What this task involves
Among the entries that follow, locate the line with "Write a Python" and the line with "from matplotlib.ticker import FuncFormatter". Output those lines and all lines in between, exactly, minus the pictures.

[Figure scripts]
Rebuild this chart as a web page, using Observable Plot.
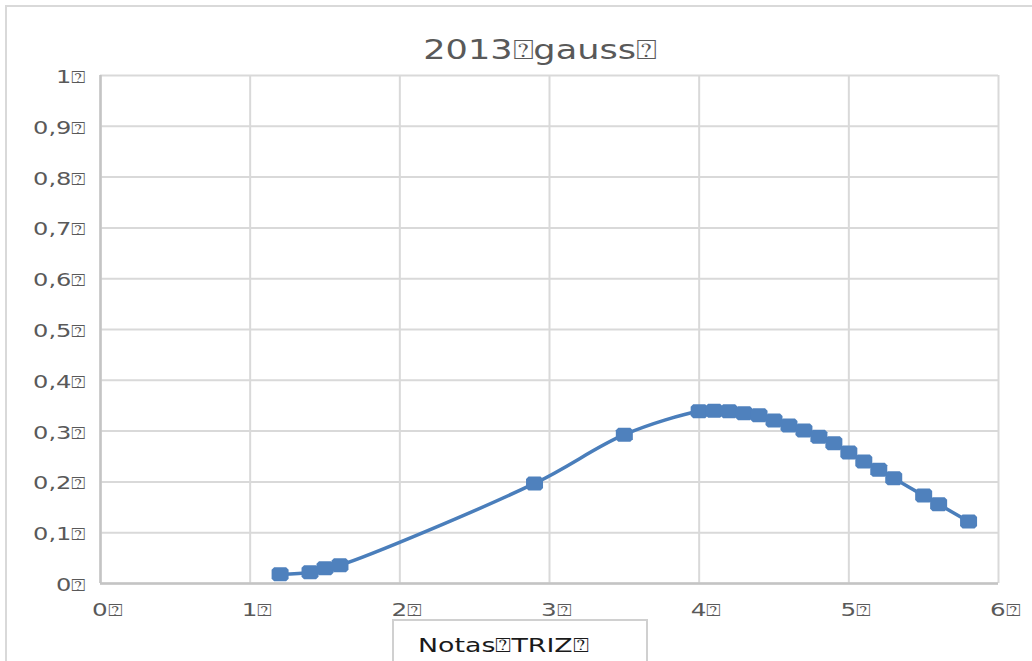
<!DOCTYPE html>
<html>
<head>
<meta charset="utf-8">
<script src="https://cdn.jsdelivr.net/npm/d3@7"></script>
<script src="https://cdn.jsdelivr.net/npm/@observablehq/plot@0.6"></script>
<style>
  html, body { margin: 0; padding: 0; background: #fff; }
  #wrap { position: relative; width: 1032px; height: 661px; overflow: hidden; font-family: "DejaVu Sans", sans-serif; }
  #frame { position: absolute; left: 5px; top: 5px; width: 1060px; height: 700px; border: 2px solid #d9d9d9; box-sizing: border-box; }
  #chart { position: absolute; left: 0; top: 0; }
  #title { position: absolute; top: 34px; left: 0; width: 1080px; text-align: center; font-size: 27px; color: #595959; transform: scaleX(1.3); transform-origin: 540px 0; white-space: nowrap; }
  #legend { position: absolute; left: 392px; top: 619px; width: 256px; height: 60px; border: 2px solid #d0d0d0; box-sizing: border-box; }
  #legend span { position: absolute; left: 24px; top: 12px; font-size: 20px; color: #1a1a1a; white-space: nowrap; transform: scaleX(1.34); transform-origin: 0 0; display: inline-block; }
</style>
</head>
<body>
<div id="wrap">
  <div id="frame"></div>
  <div id="chart"></div>
  <div id="title"></div>
  <div id="legend"><span></span></div>
</div>
<script>
const T = "\u2370";
const titleText = "2013" + T + "gauss" + T;
const legendText = "Notas" + T + "TRIZ" + T;

const xValues = [1.2, 1.4, 1.5, 1.6, 2.9, 3.5, 4.0, 4.1, 4.2, 4.3, 4.4, 4.5, 4.6, 4.7, 4.8, 4.9, 5.0, 5.1, 5.2, 5.3, 5.5, 5.6, 5.8];
const yValues = [0.018, 0.022, 0.030, 0.036, 0.197, 0.293, 0.339, 0.340, 0.339, 0.335, 0.331, 0.321, 0.311, 0.301, 0.289, 0.276, 0.258, 0.240, 0.224, 0.207, 0.173, 0.156, 0.122];

const xTicks = [0, 1, 2, 3, 4, 5, 6];
const xTickLabels = ["0" + T, "1" + T, "2" + T, "3" + T, "4" + T, "5" + T, "6" + T];
const yTicks = [0, 0.1, 0.2, 0.3, 0.4, 0.5, 0.6, 0.7, 0.8, 0.9, 1];
const yTickLabels = ["0" + T, "0,1" + T, "0,2" + T, "0,3" + T, "0,4" + T, "0,5" + T, "0,6" + T, "0,7" + T, "0,8" + T, "0,9" + T, "1" + T];

const data = xValues.map((x, i) => ({x, y: yValues[i]}));

const marker = {
  draw(ctx, size) {
    const w = 8.5, h = 7, c = 2.5;
    ctx.moveTo(-w + c, -h);
    ctx.lineTo(w - c, -h);
    ctx.lineTo(w, -h + c);
    ctx.lineTo(w, h - c);
    ctx.lineTo(w - c, h);
    ctx.lineTo(-w + c, h);
    ctx.lineTo(-w, h - c);
    ctx.lineTo(-w, -h + c);
    ctx.closePath();
  }
};

document.getElementById("title").textContent = titleText;
document.querySelector("#legend span").textContent = legendText;

const chart = Plot.plot({
  width: 1032,
  height: 661,
  marginLeft: 100,
  marginRight: 34,
  marginTop: 75,
  marginBottom: 78,
  style: {fontFamily: "DejaVu Sans", fontSize: "17px", color: "#595959", background: "transparent", overflow: "visible"},
  x: {domain: [0, 6]},
  y: {domain: [0, 1]},
  marks: [
    Plot.gridX(xTicks, {stroke: "#d9d9d9", strokeWidth: 2, strokeOpacity: 1}),
    Plot.gridY(yTicks, {stroke: "#d9d9d9", strokeWidth: 2, strokeOpacity: 1}),
    Plot.ruleX([0], {stroke: "#c4c4c4", strokeWidth: 2.5}),
    Plot.ruleY([0], {stroke: "#c4c4c4", strokeWidth: 2.5}),
    Plot.axisX({ticks: xTicks, tickSize: 0, tickPadding: 20, tickFormat: d => xTickLabels[xTicks.indexOf(d)], fill: "#595959", fontSize: 17, label: null, dx: 7}),
    Plot.axisY({ticks: yTicks, tickSize: 0, tickPadding: 14, tickFormat: d => yTickLabels[yTicks.indexOf(d)], fill: "#595959", fontSize: 17, label: null, dy: 2}),
    Plot.line(data, {x: "x", y: "y", curve: "catmull-rom", stroke: "#4a7ebb", strokeWidth: 3.5}),
    Plot.dot(data, {x: "x", y: "y", symbol: marker, fill: "#4f81bd", stroke: "none", r: 8})
  ]
});
document.getElementById("chart").appendChild(chart);

function stretch(sel, k) {
  d3.select(chart).selectAll(sel).each(function () {
    const el = d3.select(this);
    const t = el.attr("transform") || "";
    el.attr("transform", `${t} scale(${k},1)`);
  });
}
stretch('g[aria-label="y-axis tick label"] text', 1.42);
stretch('g[aria-label="x-axis tick label"] text', 1.45);
</script>
</body>
</html>
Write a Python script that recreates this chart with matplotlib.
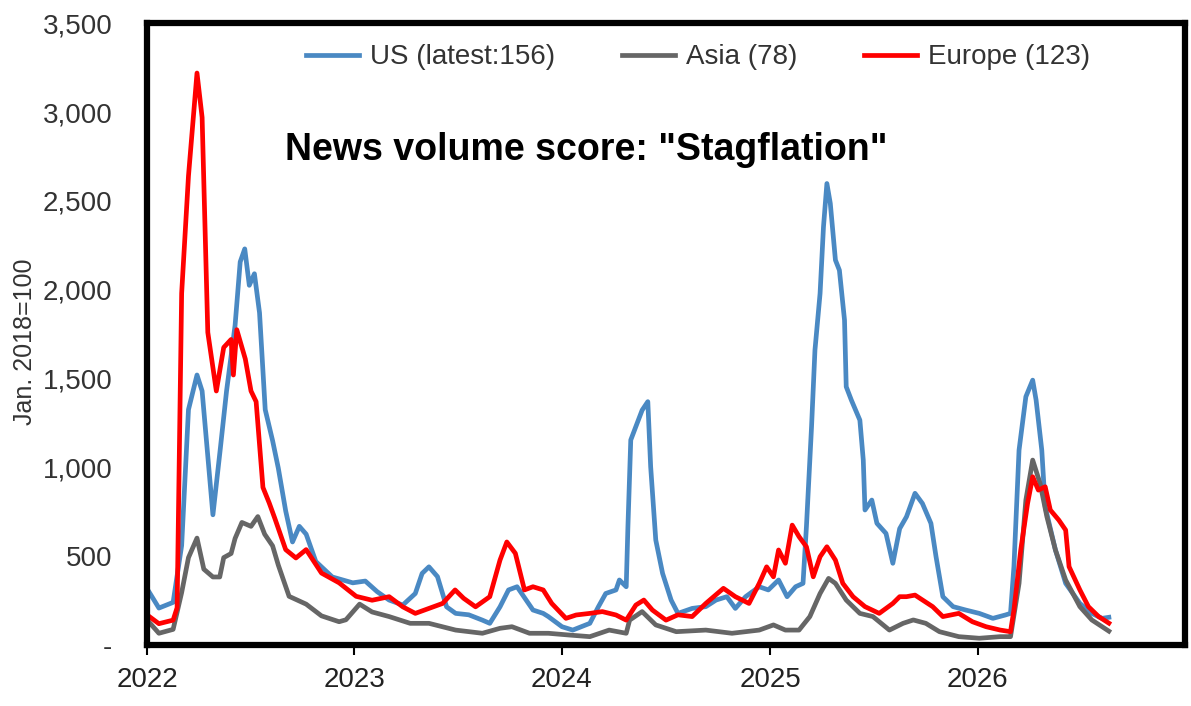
"""
News volume score for "Stagflation" - US, Asia, Europe
"""
import numpy as np
from matplotlib import pyplot as plt
import matplotlib.dates as mdates
from matplotlib.ticker import FuncFormatter

plt.rcParams['font.family'] = ['Liberation Sans Narrow', 'Liberation Sans', 'DejaVu Sans']

# months since Jan 2022, values (Jan. 2018 = 100)
us_months = [0, 0.7, 1.5, 2.0, 2.4, 2.9, 3.2, 3.8, 4.25, 4.6, 5.1, 5.4, 5.65, 5.9, 6.2, 6.5,
             6.85, 7.25, 7.6, 8.0, 8.4, 8.8, 9.2, 9.75, 10.7, 11.9, 12.6, 13.3, 14.0, 14.8,
             15.5, 15.9, 16.3, 16.8, 17.3, 17.85, 18.6, 19.4, 19.8, 20.4, 20.9, 21.4, 21.9,
             22.3, 22.9, 23.2, 24.0, 24.6, 25.6, 26.1, 26.5, 27.1, 27.3, 27.7, 27.8, 27.95,
             28.25, 28.6, 28.95, 29.1, 29.4, 29.8, 30.3, 30.7, 31.5, 32.3, 32.9, 33.5, 34.0,
             34.6, 35.4, 35.9, 36.5, 37.0, 37.5, 37.9, 38.1, 38.4, 38.6, 38.9, 39.1, 39.3,
             39.5, 39.8, 40.0, 40.3, 40.4, 40.7, 41.2, 41.4, 41.5, 41.9, 42.2, 42.7, 43.1,
             43.5, 43.9, 44.4, 44.8, 45.3, 45.6, 46.0, 46.6, 47.3, 48.1, 48.9, 49.6, 49.9,
             50.1, 50.4, 50.8, 51.2, 51.4, 51.7, 51.9, 52.5, 53.1, 53.9, 54.6, 55.2, 55.6]
us_values = [318, 208, 240, 560, 1325, 1520, 1430, 733, 1105, 1430, 1800, 2157, 2230, 2025, 2090, 1870,
             1325, 1150, 996, 755, 580, 668, 624, 470, 383, 350, 360, 300, 253, 225,
             290, 403, 440, 385, 215, 178, 170, 140, 122, 215, 310, 328, 253,
             197, 178, 160, 103, 84, 122, 215, 290, 310, 366, 328, 666, 1154,
             1230, 1322, 1370, 1004, 591, 403, 253, 178, 206, 216, 253, 272, 206,
             272, 328, 310, 366, 272, 328, 347, 666, 1229, 1660, 1979, 2354, 2598,
             2486, 2167, 2110, 1829, 1454, 1379, 1266, 1041, 760, 816, 685, 628, 460,
             655, 722, 854, 797, 685, 497, 272, 216, 197, 178, 150, 169, 178,
             441, 1097, 1398, 1491, 1379, 1097, 779, 535, 347, 234, 178, 150, 156]

asia_months = [0, 0.7, 1.5, 2.0, 2.4, 2.9, 3.3, 3.8, 4.2, 4.45, 4.85, 5.1, 5.5, 6.0, 6.4, 6.8,
               7.25, 7.6, 8.2, 9.2, 10.1, 11.1, 11.5, 12.3, 13.0, 14.0, 15.2, 16.3, 17.85,
               19.4, 20.4, 21.1, 22.1, 23.2, 24.4, 25.6, 26.7, 27.7, 27.9, 28.6, 29.4, 30.6,
               32.3, 33.8, 35.4, 36.2, 36.9, 37.7, 38.3, 38.9, 39.4, 39.8, 40.4, 41.2, 41.95,
               42.9, 43.7, 44.3, 45.0, 45.8, 46.9, 48.1, 49.3, 49.9, 50.4, 50.8, 51.2, 51.6,
               52.0, 52.5, 53.1, 53.9, 54.6, 55.6]
asia_values = [142, 66, 88, 295, 492, 602, 427, 383, 383, 492, 515, 600, 690, 668, 723, 624,
               558, 450, 274, 230, 164, 131, 142, 230, 186, 160, 122, 122, 84,
               66, 94, 103, 66, 66, 56, 47, 84, 66, 140, 188, 113, 75,
               84, 66, 84, 113, 84, 84, 160, 290, 375, 347, 253, 178, 160,
               84, 122, 141, 122, 75, 47, 38, 47, 47, 347, 816, 1041, 910,
               722, 535, 366, 216, 141, 78]

europe_months = [0, 0.7, 1.5, 1.75, 2.0, 2.4, 2.9, 3.2, 3.5, 4.0, 4.45, 4.85, 5.0, 5.2, 5.7, 6.0,
                 6.3, 6.7, 7.05, 7.4, 8.0, 8.6, 9.2, 10.1, 11.1, 12.1, 13.0, 14.0, 14.8, 15.5,
                 16.3, 17.1, 17.8, 18.3, 19.0, 19.8, 20.4, 20.8, 21.3, 21.8, 22.3, 22.9, 23.4,
                 24.2, 24.8, 25.6, 26.3, 27.1, 27.7, 28.25, 28.7, 29.2, 30.0, 30.7, 31.5, 32.3,
                 33.3, 34.0, 34.8, 35.4, 35.8, 36.2, 36.5, 36.9, 37.3, 37.7, 38.1, 38.5, 38.9,
                 39.3, 39.8, 40.2, 40.8, 41.5, 42.3, 43.1, 43.5, 43.9, 44.4, 45.4, 46.0, 46.9,
                 47.7, 48.5, 49.3, 49.9, 50.1, 50.5, 50.9, 51.2, 51.5, 51.9, 52.2, 52.7, 53.1,
                 53.3, 53.9, 54.4, 55.0, 55.6]
europe_values = [170, 120, 140, 210, 1980, 2640, 3220, 2970, 1760, 1430, 1675, 1720, 1520, 1775, 1610, 1430,
                 1370, 887, 800, 712, 537, 490, 537, 405, 350, 274, 252, 272, 215, 178,
                 206, 234, 310, 263, 215, 272, 478, 580, 516, 310, 328, 310, 234,
                 150, 169, 178, 188, 169, 140, 225, 253, 197, 140, 170, 160, 234,
                 319, 272, 234, 347, 440, 384, 535, 460, 675, 610, 553, 384, 497,
                 553, 478, 347, 272, 216, 178, 234, 272, 272, 281, 216, 160, 178,
                 131, 103, 84, 75, 197, 535, 797, 947, 872, 891, 760, 703, 647,
                 441, 310, 216, 160, 123]

series_labels = ['US (latest:156)', 'Asia (78)', 'Europe (123)']
series_colors = ['#4a89c3', '#666666', '#ff0000']
year_ticks = [2022, 2023, 2024, 2025, 2026]


def to_dates(months):
    days = np.round(np.array(months) * 30.4375).astype(int)
    return np.datetime64('2022-01-01') + days.astype('timedelta64[D]')


fig = plt.figure(figsize=(11.91, 7.06), dpi=100)
ax = fig.add_axes([0.1234, 0.0864, 0.8716, 0.8806])

all_series = [(us_months, us_values), (asia_months, asia_values), (europe_months, europe_values)]
for (months, values), label, color in zip(all_series, series_labels, series_colors):
    ax.plot(to_dates(months), values, color=color, linewidth=3.4, label=label,
            solid_joinstyle='round')

ax.set_xlim(np.datetime64('2022-01-01'), np.datetime64('2027-01-01'))
ax.set_ylim(0, 3500)
ax.set_yticks(range(0, 3501, 500))
ax.yaxis.set_major_formatter(FuncFormatter(lambda v, p: '-' if v == 0 else f'{v:,.0f}'))
ax.set_xticks([np.datetime64(f'{y}-01-01') for y in year_ticks])
ax.xaxis.set_major_formatter(mdates.DateFormatter('%Y'))

ax.tick_params(axis='y', length=0, pad=25, labelsize=20, labelcolor='#333333')
ax.tick_params(axis='x', direction='out', length=7, width=1.5, pad=9, labelsize=20,
               labelcolor='#222222')
for spine in ax.spines.values():
    spine.set_linewidth(4.5)
    spine.set_color('black')

ax.set_ylabel('Jan. 2018=100', fontsize=18, color='#333333', va='center')
ax.yaxis.set_label_coords(-0.1175, 0.487)

ax.text(0.423, 0.796, 'News volume score: "Stagflation"', transform=ax.transAxes,
        ha='center', va='center', fontsize=27, fontweight='bold', color='black')

ax.legend(loc='center', bbox_to_anchor=(0.531, 0.945), ncol=3, frameon=False,
          fontsize=20, handlelength=1.9, handletextpad=0.4, columnspacing=2.4,
          labelcolor='#333333')

plt.savefig('out.png', dpi=100)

Reply
Write a Python script that recreates this chart with matplotlib.
"""
News volume score for "Stagflation" - US, Asia, Europe
"""
import numpy as np
from matplotlib import pyplot as plt
import matplotlib.dates as mdates
from matplotlib.ticker import FuncFormatter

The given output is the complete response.